#### [Exercise]
Keep pictures out. Copy exactly the lines from the one containing "Generate a web" to the one containing "const rightTicksB = [-0.4, -0.2, 0, 0.2, 0.4, 0.6, 0.8];", endpoints included.

#### [Stored data]
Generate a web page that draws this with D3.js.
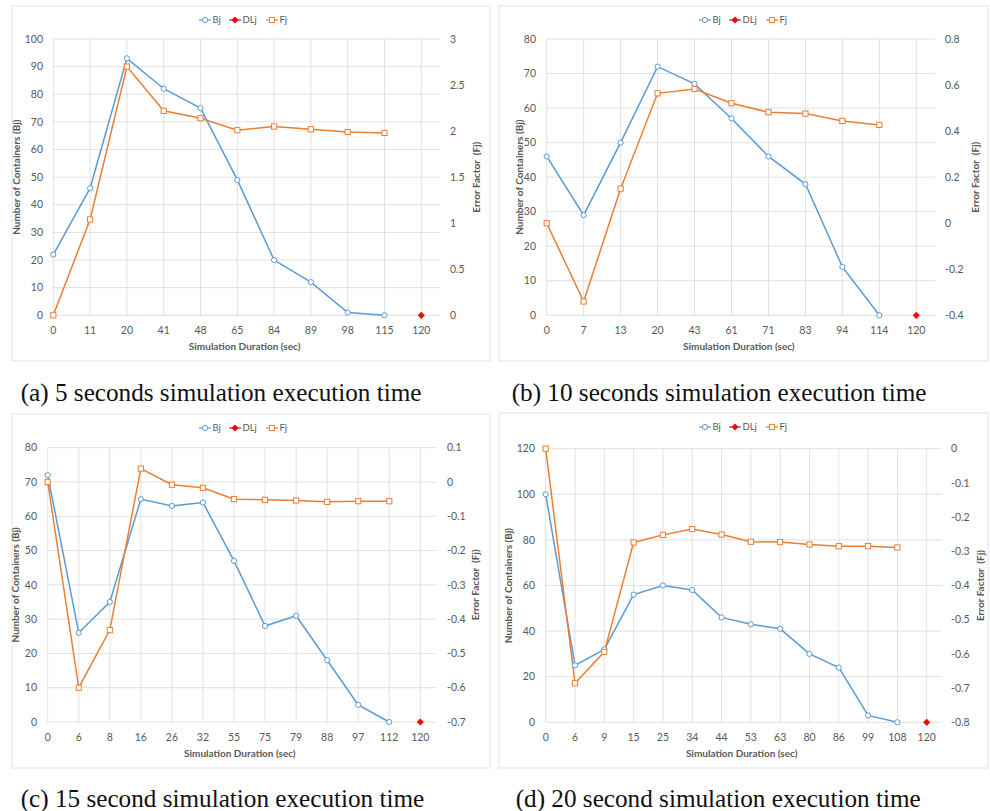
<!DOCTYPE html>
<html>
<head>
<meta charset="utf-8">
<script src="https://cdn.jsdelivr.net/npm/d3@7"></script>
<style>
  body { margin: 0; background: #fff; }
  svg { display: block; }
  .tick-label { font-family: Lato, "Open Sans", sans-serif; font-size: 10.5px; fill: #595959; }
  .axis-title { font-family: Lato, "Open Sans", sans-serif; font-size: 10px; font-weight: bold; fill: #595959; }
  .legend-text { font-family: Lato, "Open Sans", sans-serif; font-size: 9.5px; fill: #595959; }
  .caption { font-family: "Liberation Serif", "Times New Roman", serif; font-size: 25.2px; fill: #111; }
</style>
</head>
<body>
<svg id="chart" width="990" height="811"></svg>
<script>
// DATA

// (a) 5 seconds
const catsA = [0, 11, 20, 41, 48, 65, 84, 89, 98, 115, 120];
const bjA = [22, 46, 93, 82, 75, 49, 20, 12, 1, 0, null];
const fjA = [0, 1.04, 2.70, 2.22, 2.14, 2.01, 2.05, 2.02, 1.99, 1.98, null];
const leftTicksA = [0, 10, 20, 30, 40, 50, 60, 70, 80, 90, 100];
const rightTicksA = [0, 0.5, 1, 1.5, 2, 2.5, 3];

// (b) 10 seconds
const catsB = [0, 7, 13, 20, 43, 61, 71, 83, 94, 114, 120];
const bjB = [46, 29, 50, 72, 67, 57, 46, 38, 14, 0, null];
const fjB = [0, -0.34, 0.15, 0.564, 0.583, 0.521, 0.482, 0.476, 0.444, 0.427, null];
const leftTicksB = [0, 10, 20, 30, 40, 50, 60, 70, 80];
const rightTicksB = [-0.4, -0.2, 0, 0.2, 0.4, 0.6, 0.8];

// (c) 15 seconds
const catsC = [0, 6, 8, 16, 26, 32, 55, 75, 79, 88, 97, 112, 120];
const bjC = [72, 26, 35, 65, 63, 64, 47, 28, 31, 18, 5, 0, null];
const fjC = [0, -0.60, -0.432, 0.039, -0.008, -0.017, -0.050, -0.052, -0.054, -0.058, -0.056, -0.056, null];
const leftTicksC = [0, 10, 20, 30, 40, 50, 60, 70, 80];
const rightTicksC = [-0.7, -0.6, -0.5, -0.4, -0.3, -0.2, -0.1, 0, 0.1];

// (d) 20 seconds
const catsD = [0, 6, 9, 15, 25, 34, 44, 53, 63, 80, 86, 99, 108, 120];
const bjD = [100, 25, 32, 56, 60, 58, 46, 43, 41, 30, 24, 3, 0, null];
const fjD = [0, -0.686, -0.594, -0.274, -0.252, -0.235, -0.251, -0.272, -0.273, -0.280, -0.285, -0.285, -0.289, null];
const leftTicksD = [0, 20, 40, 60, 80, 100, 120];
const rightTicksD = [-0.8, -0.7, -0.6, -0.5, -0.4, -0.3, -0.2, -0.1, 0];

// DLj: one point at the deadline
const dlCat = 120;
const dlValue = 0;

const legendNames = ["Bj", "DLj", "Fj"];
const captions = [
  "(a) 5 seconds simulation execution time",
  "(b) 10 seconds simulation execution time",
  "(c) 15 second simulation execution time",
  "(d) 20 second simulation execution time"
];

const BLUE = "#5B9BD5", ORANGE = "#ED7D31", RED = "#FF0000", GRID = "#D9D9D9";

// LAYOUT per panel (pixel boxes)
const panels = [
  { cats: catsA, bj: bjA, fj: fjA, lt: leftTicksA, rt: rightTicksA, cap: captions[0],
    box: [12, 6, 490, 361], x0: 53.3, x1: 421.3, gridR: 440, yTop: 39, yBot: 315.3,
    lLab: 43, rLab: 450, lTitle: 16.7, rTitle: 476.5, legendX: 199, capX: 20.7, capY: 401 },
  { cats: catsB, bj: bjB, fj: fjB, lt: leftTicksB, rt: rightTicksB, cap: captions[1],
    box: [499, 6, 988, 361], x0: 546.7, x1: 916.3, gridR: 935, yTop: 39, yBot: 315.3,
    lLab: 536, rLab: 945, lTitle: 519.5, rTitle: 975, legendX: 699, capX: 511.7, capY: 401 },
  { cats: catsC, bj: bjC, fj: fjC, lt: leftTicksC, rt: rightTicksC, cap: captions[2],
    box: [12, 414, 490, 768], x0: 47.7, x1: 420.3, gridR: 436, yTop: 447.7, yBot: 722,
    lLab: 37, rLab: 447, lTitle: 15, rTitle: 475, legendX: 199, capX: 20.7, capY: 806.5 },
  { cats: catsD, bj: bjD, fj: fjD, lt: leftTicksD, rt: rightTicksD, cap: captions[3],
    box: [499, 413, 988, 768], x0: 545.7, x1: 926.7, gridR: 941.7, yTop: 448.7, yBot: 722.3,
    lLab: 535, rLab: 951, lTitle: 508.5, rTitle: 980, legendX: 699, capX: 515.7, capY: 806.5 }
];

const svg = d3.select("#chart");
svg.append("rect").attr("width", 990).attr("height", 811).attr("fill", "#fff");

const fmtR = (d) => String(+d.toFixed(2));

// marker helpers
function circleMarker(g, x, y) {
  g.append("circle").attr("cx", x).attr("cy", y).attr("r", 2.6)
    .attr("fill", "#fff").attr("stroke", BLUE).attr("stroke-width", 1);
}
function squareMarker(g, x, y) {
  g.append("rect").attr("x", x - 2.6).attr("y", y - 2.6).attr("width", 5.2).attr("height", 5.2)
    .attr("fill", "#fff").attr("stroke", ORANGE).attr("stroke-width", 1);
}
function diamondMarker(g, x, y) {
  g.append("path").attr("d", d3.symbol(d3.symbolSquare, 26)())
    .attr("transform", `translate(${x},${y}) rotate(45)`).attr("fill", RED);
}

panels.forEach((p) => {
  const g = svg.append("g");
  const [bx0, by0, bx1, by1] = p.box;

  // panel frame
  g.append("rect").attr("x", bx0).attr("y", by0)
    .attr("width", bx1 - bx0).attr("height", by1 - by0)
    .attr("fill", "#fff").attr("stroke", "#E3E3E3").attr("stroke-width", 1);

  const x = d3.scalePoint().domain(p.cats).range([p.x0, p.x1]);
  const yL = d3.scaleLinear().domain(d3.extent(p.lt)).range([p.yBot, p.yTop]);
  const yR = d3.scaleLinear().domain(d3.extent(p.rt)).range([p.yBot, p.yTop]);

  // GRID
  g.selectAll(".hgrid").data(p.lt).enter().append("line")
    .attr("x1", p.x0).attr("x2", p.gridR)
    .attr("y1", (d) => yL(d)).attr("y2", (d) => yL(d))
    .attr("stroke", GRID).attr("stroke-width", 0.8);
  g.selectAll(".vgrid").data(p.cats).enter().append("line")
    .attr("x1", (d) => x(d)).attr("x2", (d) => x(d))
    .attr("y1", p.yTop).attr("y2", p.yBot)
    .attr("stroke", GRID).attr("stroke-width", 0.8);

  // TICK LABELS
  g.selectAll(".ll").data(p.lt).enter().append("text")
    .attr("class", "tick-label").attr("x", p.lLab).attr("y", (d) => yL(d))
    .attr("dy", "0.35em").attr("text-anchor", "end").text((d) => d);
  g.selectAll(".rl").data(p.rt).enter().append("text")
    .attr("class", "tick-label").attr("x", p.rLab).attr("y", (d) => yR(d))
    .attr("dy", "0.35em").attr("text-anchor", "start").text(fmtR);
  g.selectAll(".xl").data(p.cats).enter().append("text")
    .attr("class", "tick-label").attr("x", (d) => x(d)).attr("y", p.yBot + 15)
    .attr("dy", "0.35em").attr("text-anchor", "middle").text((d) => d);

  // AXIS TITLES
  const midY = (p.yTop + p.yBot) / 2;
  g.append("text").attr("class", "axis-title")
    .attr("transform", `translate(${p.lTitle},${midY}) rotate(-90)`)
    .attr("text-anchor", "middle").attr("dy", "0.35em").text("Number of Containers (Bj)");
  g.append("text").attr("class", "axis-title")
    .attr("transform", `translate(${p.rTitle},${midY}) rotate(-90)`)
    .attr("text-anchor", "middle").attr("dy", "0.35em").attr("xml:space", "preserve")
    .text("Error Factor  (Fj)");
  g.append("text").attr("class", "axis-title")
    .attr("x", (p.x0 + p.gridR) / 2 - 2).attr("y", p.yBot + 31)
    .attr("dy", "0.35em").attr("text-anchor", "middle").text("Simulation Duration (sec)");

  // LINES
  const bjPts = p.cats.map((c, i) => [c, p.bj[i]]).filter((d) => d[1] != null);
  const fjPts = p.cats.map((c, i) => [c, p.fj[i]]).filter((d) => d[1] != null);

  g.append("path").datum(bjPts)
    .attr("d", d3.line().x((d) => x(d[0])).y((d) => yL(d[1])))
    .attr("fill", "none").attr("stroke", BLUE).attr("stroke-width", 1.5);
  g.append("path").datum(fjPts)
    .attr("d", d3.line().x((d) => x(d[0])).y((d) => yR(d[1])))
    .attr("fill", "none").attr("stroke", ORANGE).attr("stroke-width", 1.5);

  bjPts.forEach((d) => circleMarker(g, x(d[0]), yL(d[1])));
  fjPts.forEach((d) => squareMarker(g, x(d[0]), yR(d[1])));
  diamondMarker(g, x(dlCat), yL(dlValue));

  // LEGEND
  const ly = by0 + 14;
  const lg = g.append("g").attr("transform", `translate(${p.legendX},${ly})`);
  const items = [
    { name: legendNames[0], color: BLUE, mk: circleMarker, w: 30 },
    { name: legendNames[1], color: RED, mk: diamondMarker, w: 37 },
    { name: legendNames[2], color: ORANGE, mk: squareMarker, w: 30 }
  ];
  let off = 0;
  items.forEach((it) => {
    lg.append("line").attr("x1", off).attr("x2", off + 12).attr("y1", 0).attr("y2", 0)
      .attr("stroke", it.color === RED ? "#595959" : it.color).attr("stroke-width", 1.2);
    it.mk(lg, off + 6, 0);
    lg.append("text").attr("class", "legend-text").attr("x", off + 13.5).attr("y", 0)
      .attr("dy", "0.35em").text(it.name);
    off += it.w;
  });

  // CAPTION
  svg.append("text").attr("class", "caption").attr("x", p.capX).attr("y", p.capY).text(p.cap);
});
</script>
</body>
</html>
...
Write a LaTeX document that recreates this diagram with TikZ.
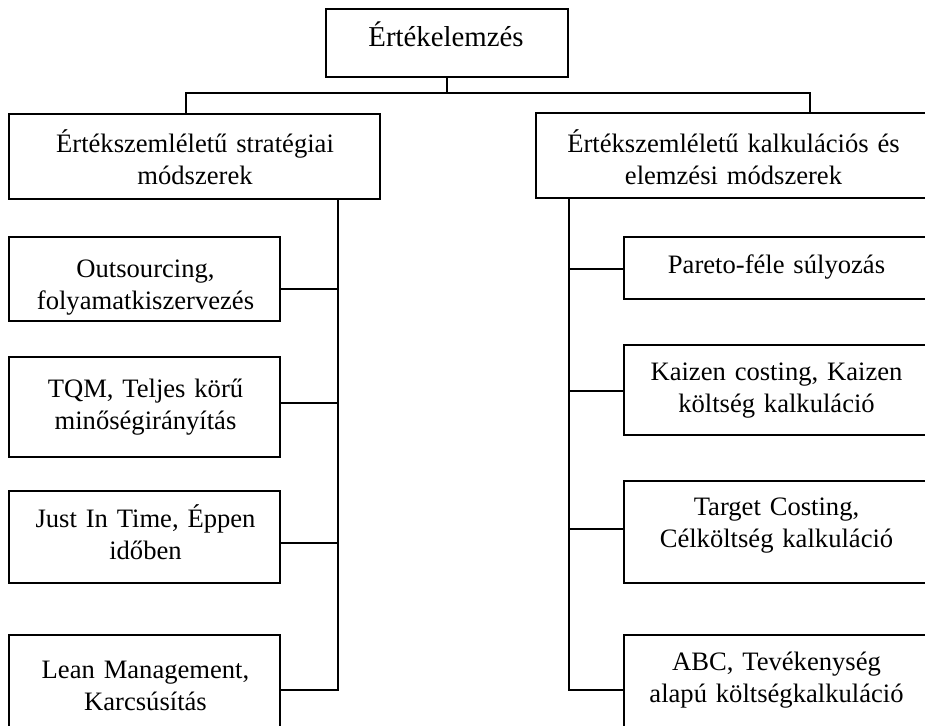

#### [Problem solution]
Generate a web page that draws this with D3.js.
<!DOCTYPE html>
<html>
<head>
<meta charset="utf-8">
<script src="https://cdn.jsdelivr.net/npm/d3@7"></script>
<style>
  body { margin: 0; background: #fff; }
  svg { display: block; }
  .tick-label { font-family: Lato, "Open Sans", sans-serif; font-size: 10.5px; fill: #595959; }
  .axis-title { font-family: Lato, "Open Sans", sans-serif; font-size: 10px; font-weight: bold; fill: #595959; }
  .legend-text { font-family: Lato, "Open Sans", sans-serif; font-size: 9.5px; fill: #595959; }
  .caption { font-family: "Liberation Serif", "Times New Roman", serif; font-size: 25.2px; fill: #111; }
</style>
</head>
<body>
<svg id="chart" width="990" height="811"></svg>
<script>
// DATA

// (a) 5 seconds
const catsA = [0, 11, 20, 41, 48, 65, 84, 89, 98, 115, 120];
const bjA = [22, 46, 93, 82, 75, 49, 20, 12, 1, 0, null];
const fjA = [0, 1.04, 2.70, 2.22, 2.14, 2.01, 2.05, 2.02, 1.99, 1.98, null];
const leftTicksA = [0, 10, 20, 30, 40, 50, 60, 70, 80, 90, 100];
const rightTicksA = [0, 0.5, 1, 1.5, 2, 2.5, 3];

// (b) 10 seconds
const catsB = [0, 7, 13, 20, 43, 61, 71, 83, 94, 114, 120];
const bjB = [46, 29, 50, 72, 67, 57, 46, 38, 14, 0, null];
const fjB = [0, -0.34, 0.15, 0.564, 0.583, 0.521, 0.482, 0.476, 0.444, 0.427, null];
const leftTicksB = [0, 10, 20, 30, 40, 50, 60, 70, 80];
const rightTicksB = [-0.4, -0.2, 0, 0.2, 0.4, 0.6, 0.8];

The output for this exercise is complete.